-- Data segment --
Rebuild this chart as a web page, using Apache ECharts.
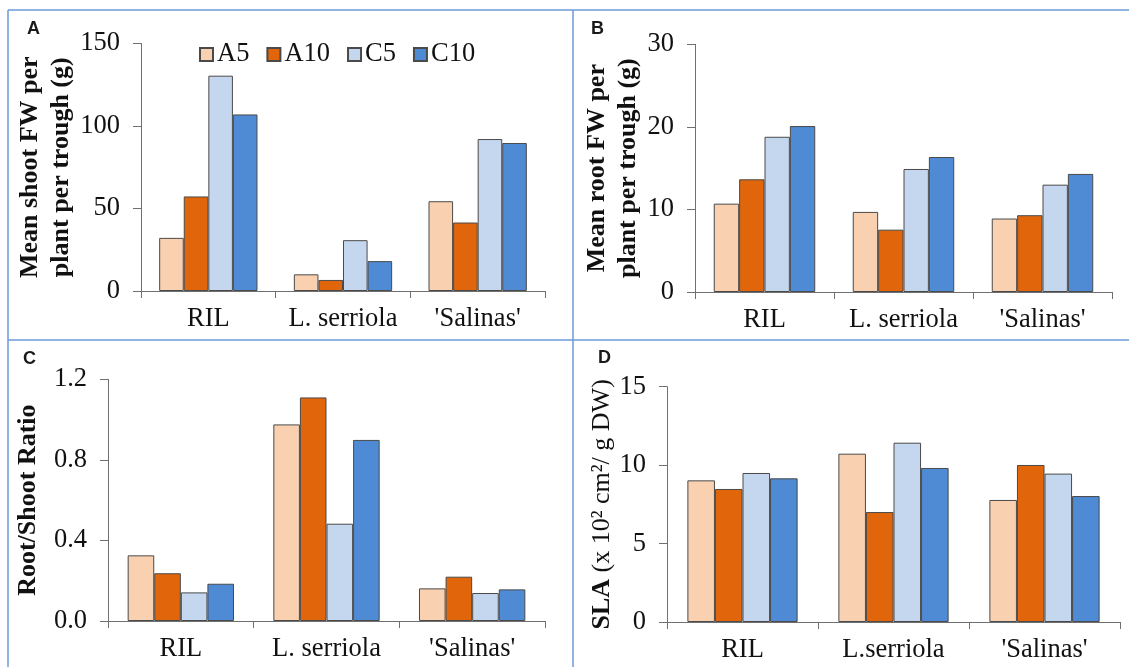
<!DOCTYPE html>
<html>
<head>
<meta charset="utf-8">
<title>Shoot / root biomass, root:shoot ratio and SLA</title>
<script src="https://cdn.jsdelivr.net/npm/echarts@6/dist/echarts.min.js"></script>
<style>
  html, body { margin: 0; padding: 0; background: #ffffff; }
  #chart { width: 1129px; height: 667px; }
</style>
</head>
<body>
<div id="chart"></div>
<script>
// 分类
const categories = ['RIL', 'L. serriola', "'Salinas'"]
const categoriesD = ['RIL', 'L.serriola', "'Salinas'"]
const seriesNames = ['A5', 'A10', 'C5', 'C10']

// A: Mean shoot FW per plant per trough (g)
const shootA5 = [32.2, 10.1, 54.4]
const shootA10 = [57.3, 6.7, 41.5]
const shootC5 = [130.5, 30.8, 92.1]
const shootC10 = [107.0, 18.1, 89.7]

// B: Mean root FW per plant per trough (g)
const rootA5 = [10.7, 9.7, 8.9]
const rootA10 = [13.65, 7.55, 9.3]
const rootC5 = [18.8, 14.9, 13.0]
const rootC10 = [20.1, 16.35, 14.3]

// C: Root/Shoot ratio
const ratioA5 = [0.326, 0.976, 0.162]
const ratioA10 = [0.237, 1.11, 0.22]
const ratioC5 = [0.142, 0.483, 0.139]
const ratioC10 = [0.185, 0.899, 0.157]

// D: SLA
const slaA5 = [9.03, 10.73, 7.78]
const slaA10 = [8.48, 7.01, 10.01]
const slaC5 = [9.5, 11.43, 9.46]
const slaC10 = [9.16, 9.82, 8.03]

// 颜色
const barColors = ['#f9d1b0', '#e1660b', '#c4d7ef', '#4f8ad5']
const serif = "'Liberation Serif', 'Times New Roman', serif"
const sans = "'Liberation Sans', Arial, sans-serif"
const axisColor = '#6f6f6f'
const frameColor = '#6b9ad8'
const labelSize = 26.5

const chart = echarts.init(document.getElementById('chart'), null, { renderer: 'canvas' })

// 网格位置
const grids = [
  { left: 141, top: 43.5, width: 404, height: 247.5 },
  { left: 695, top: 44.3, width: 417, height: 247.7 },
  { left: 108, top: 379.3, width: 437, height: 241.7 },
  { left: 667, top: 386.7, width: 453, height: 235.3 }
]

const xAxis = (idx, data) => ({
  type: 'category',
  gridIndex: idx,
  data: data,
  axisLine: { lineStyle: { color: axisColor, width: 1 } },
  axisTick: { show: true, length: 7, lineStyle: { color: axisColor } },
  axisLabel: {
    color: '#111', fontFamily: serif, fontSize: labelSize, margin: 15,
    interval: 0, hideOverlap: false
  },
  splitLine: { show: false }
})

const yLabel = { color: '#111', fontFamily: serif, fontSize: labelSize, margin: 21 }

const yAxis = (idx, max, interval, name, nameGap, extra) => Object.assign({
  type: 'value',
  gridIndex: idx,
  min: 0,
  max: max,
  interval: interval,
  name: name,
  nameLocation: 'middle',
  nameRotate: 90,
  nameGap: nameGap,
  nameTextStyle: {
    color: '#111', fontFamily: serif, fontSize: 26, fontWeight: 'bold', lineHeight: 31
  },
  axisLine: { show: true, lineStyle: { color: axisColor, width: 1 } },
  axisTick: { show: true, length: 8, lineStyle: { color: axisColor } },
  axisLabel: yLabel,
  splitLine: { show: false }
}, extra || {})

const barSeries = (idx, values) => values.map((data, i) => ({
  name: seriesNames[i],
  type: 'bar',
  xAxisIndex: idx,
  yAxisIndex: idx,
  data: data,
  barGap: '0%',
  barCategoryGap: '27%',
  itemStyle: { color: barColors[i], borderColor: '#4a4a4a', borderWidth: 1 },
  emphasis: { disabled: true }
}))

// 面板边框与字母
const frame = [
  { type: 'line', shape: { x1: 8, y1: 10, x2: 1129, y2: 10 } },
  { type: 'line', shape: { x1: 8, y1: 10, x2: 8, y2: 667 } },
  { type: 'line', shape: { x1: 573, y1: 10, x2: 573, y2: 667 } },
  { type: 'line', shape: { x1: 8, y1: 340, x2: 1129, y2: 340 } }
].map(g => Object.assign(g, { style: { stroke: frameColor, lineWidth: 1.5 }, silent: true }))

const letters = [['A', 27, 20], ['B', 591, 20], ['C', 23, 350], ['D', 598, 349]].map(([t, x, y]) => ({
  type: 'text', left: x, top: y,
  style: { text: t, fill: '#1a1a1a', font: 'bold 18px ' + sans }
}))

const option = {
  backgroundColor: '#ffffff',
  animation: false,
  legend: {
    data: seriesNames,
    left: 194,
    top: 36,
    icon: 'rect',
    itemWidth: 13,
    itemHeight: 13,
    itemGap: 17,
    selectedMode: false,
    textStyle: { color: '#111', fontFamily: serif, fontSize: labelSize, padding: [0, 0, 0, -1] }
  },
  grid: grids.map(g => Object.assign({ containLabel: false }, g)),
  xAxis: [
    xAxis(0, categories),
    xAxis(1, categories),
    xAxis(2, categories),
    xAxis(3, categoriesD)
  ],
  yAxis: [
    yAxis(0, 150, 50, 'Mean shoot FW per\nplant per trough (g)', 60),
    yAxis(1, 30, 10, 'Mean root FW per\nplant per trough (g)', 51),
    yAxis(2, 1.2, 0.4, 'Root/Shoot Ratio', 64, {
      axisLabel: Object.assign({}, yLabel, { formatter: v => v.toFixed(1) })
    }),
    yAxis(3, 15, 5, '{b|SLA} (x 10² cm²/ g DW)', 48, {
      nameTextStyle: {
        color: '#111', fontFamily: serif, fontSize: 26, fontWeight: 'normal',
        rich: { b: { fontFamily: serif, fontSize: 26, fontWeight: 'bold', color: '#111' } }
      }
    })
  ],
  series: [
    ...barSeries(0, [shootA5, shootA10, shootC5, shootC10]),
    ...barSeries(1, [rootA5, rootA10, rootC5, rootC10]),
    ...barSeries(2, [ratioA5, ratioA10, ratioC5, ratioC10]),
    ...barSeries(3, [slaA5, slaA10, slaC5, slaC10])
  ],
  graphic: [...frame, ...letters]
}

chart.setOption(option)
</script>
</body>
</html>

-- What the exercise asks --
Restate, line by line and word for word, everything from the top of the material through the line that contains "const ratioC10 = [0.185, 0.899, 0.157]". Leave pictures out.

-- Written answer --
Rebuild this chart as a web page, using Apache ECharts.
<!DOCTYPE html>
<html>
<head>
<meta charset="utf-8">
<title>Shoot / root biomass, root:shoot ratio and SLA</title>
<script src="https://cdn.jsdelivr.net/npm/echarts@6/dist/echarts.min.js"></script>
<style>
  html, body { margin: 0; padding: 0; background: #ffffff; }
  #chart { width: 1129px; height: 667px; }
</style>
</head>
<body>
<div id="chart"></div>
<script>
// 分类
const categories = ['RIL', 'L. serriola', "'Salinas'"]
const categoriesD = ['RIL', 'L.serriola', "'Salinas'"]
const seriesNames = ['A5', 'A10', 'C5', 'C10']

// A: Mean shoot FW per plant per trough (g)
const shootA5 = [32.2, 10.1, 54.4]
const shootA10 = [57.3, 6.7, 41.5]
const shootC5 = [130.5, 30.8, 92.1]
const shootC10 = [107.0, 18.1, 89.7]

// B: Mean root FW per plant per trough (g)
const rootA5 = [10.7, 9.7, 8.9]
const rootA10 = [13.65, 7.55, 9.3]
const rootC5 = [18.8, 14.9, 13.0]
const rootC10 = [20.1, 16.35, 14.3]

// C: Root/Shoot ratio
const ratioA5 = [0.326, 0.976, 0.162]
const ratioA10 = [0.237, 1.11, 0.22]
const ratioC5 = [0.142, 0.483, 0.139]
const ratioC10 = [0.185, 0.899, 0.157]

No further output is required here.